Passaria pelas telecomunicações, que usam os sinais dos satélites para sincronizar redes de internet e telefonia. E chegaria ao sistema financeiro, que utiliza os dados para validar transações e registros bancários.
O fornecimento de energia elétrica também sofreria. Sem a sincronização proporcionada pelos satélites, instabilidades e apagões se tornariam mais comuns. A agricultura de precisão perderia eficiência, a construção civil teria prejuízos operacionais e os serviços de entrega e transporte urbano, como Uber, 99 e iFood, entrariam em colapso.
“Hoje, mesmo um restaurante depende de entregas para funcionar. Supermercados, lanchonetes e comércios em geral fazem vendas por teleentrega. Esses sistemas não funcionam sem satélite”, diz Fernando Sobrinho.
O professor lembra ainda que órgãos de governo usam a tecnologia para monitoramento ambiental, como no combate ao desmatamento. “Se não fosse essa tecnologia, o técnico do Ibama em Brasília não teria como observar uma área da Amazônia a 3 mil quilômetros de distância”, exemplifica.
O GPS está presente em tudo na sociedade moderna, dos aplicativos de localização ao funcionamento de bancos
E se tudo parasse de repente?
Embora improvável, o colapso dos sistemas não é impossível. Eventos naturais, como tempestades solares, podem comprometer as comunicações. Ações humanas, como ataques cibernéticos, também são vistas com preocupação.
“Hoje, existe uma guerra eletrônica e de espionagem em curso. Países têm pelotões virtuais e investem em hackers para desestabilizar sistemas de outros países”, explica Fernando Sobrinho. Ele cita o caso recente de ataques cibernéticos ligados a conflitos no Oriente Médio e lembra que o Brasil já sofreu invasões semelhantes em órgãos do governo federal.

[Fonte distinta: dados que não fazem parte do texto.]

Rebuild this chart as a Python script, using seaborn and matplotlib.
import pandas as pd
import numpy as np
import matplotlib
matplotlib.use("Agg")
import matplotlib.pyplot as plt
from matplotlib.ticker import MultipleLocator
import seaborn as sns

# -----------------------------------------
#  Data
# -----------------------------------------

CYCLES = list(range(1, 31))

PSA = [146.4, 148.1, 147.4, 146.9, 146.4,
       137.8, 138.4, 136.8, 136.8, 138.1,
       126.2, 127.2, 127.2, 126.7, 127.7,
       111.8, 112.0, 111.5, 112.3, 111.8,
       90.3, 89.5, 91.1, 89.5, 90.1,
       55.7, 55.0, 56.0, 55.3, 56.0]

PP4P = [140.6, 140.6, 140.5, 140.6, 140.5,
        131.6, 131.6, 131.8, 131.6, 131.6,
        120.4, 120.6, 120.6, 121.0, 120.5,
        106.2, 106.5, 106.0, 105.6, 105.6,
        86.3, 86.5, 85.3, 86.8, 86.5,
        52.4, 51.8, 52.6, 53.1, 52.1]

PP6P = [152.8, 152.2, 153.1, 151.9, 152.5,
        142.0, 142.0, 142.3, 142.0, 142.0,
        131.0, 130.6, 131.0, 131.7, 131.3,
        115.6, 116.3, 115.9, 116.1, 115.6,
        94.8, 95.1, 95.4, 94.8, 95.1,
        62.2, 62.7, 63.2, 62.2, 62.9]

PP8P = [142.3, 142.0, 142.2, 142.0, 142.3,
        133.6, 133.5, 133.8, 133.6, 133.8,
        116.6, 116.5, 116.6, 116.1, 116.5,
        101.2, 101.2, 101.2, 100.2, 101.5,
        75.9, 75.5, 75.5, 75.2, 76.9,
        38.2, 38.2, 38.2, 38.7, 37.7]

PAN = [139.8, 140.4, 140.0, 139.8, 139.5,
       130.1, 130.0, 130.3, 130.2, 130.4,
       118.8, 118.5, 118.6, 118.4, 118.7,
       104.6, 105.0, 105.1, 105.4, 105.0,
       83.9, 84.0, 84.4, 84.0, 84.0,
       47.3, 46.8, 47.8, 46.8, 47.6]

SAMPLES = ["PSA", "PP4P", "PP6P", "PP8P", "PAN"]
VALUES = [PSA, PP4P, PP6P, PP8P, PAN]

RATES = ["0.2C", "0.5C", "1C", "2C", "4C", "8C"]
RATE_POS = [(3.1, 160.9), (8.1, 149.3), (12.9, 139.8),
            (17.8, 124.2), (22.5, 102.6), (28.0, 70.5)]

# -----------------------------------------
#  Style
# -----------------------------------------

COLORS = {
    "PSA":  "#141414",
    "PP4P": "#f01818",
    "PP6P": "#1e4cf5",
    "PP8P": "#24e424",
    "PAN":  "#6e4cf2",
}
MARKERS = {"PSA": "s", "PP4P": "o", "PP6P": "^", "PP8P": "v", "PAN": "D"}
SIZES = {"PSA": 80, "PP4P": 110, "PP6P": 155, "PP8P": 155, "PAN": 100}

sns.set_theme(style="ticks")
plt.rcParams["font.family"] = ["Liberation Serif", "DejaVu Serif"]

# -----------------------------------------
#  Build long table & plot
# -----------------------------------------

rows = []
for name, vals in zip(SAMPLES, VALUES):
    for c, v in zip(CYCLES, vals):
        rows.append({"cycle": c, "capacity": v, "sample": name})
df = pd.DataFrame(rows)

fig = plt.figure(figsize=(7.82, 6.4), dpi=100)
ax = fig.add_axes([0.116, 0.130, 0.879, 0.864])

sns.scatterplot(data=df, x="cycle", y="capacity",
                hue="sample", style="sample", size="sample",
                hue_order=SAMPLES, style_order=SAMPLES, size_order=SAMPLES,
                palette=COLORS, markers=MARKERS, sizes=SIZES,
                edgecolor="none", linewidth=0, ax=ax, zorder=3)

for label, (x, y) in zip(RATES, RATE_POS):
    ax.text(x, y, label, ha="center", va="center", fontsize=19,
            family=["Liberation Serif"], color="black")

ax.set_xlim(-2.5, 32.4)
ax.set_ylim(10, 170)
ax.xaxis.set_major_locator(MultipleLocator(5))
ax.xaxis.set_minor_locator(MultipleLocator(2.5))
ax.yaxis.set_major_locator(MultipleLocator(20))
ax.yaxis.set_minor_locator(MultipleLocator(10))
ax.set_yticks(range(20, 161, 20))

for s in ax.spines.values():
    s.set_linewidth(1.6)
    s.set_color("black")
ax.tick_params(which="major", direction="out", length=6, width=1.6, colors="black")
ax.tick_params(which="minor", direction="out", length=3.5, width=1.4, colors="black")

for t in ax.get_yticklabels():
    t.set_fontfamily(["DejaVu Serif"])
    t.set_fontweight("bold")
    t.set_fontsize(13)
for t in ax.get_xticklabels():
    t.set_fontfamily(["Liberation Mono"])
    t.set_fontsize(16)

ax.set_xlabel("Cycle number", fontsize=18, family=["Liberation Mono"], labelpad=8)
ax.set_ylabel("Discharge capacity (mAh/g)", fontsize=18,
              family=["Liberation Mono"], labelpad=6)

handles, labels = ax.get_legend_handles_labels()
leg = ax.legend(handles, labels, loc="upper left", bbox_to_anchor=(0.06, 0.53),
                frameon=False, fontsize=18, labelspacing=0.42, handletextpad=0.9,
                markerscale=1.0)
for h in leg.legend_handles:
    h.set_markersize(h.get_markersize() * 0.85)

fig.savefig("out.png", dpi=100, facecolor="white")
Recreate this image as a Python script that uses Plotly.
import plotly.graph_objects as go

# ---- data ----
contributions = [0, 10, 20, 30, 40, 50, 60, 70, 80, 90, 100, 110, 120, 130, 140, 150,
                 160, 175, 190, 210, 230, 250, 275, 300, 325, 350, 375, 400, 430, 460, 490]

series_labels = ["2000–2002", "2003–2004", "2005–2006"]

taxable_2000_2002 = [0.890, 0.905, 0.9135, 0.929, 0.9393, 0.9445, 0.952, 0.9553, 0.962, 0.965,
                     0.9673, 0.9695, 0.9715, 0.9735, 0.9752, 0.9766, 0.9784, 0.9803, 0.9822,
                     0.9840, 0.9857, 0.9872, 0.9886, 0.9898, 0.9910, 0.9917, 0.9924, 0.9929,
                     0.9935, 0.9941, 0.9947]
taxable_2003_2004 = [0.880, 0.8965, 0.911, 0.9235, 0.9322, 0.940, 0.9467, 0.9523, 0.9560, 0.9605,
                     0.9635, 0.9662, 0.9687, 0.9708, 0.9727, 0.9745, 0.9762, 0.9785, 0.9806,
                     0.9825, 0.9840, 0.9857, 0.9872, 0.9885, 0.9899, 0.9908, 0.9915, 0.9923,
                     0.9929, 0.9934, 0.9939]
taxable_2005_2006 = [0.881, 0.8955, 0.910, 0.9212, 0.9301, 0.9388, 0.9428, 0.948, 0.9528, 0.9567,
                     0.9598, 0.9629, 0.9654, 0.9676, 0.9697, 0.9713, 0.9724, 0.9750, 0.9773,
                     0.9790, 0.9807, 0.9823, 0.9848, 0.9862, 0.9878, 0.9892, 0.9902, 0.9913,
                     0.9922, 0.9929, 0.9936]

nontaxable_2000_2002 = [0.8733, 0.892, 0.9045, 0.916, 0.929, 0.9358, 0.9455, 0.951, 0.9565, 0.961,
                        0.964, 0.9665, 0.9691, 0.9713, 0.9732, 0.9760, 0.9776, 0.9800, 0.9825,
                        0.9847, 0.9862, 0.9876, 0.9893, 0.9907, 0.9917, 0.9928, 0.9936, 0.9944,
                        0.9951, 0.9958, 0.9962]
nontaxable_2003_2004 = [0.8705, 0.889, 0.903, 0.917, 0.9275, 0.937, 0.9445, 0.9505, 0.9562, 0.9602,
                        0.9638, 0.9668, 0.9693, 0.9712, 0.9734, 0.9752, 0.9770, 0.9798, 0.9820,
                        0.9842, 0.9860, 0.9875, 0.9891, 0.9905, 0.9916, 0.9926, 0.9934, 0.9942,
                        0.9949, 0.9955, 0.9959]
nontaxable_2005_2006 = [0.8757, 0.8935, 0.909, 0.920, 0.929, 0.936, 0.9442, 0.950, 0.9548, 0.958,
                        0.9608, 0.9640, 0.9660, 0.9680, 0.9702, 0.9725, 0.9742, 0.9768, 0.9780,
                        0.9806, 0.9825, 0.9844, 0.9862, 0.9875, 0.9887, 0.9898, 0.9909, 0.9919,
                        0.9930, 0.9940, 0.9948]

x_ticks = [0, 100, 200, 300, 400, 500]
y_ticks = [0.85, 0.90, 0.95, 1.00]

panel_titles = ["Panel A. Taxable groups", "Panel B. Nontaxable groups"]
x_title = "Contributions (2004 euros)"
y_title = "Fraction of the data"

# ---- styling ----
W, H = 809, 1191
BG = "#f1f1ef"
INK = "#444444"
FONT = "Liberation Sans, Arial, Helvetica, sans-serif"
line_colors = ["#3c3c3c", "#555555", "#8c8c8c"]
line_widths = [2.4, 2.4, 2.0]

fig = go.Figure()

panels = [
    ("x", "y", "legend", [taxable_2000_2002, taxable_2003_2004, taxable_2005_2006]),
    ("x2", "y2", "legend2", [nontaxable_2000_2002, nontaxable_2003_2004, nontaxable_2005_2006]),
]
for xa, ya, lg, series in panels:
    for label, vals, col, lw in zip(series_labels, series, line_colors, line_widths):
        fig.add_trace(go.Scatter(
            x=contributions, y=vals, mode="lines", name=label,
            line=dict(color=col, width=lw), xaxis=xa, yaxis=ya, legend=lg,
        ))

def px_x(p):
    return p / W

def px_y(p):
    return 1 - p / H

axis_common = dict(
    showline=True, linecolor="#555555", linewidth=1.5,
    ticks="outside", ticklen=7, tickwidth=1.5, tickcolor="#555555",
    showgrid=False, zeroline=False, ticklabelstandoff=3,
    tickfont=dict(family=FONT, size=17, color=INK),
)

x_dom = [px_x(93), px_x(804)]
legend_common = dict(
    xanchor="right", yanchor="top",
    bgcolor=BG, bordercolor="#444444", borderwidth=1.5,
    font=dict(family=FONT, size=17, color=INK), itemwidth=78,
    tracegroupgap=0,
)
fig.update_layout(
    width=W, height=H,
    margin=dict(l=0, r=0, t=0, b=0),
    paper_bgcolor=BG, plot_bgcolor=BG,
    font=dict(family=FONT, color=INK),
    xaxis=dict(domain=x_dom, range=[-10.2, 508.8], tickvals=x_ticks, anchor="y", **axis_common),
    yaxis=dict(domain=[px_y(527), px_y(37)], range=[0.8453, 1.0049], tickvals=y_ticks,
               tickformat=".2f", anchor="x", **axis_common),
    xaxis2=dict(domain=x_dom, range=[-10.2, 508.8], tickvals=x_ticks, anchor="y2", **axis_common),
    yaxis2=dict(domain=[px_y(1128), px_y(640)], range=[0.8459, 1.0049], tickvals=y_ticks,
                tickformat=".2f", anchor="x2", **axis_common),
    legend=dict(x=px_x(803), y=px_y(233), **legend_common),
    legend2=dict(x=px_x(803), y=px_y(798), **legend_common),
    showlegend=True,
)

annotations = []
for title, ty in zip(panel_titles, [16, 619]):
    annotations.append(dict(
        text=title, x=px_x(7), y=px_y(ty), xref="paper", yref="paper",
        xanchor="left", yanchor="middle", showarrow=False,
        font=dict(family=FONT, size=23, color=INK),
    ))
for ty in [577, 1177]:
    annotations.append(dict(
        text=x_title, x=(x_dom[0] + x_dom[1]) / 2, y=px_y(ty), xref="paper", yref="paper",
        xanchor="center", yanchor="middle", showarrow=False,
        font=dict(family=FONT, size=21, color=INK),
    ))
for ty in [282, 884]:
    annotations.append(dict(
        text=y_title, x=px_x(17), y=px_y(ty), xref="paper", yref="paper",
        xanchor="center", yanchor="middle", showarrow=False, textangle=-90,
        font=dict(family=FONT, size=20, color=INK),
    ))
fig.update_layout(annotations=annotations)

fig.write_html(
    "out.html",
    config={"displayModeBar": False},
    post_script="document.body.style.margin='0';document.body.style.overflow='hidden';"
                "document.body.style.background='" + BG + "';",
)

Leonardi explica que os sistemas de navegação contam com satélites duplicados para garantir o funcionamento contínuo. Mesmo assim, uma falha em larga escala exigiria a derrubada de muitos deles. “Qualquer tentativa de sabotar satélites seria encarada como um ato hostil ou até uma declaração de guerra. É um cenário mais especulativo do que provável”, destaca.
Dependência sem plano B
Hoje, não há um plano de contingência global para lidar com o colapso dos sistemas de navegação por satélite. No Brasil, a principal alternativa seria adotar receptores capazes de operar com vários sistemas ao mesmo tempo, o que aumenta a chance de manter o serviço ativo mesmo com uma falha isolada. Além disso, não há estratégias consolidadas. “Essa dependência não é só do Brasil. É global”, resume Fernando.
Dá para reduzir a vulnerabilidade?
Na visão do professor da UnB, o caminho está no reforço à segurança cibernética e na regulação do setor. Ele argumenta que a dependência da tecnologia se tornou estrutural e que boa parte das atividades cotidianas, do banco à entrega de encomendas, depende de sistemas conectados.
“Hoje a gente faz tudo pelo celular. Paga conta, agenda consulta, faz compra, vê boletim escolar. Até o comércio físico está diminuindo por causa do e-commerce”, comenta.
Apesar disso, ele reconhece que é difícil imaginar um mundo funcionando sem esse nível de tecnologia. “A não ser que houvesse uma hecatombe global, não dá para pensar em voltar a escrever cartas à mão ou usar máquina de escrever. É uma característica da nossa época”, finaliza.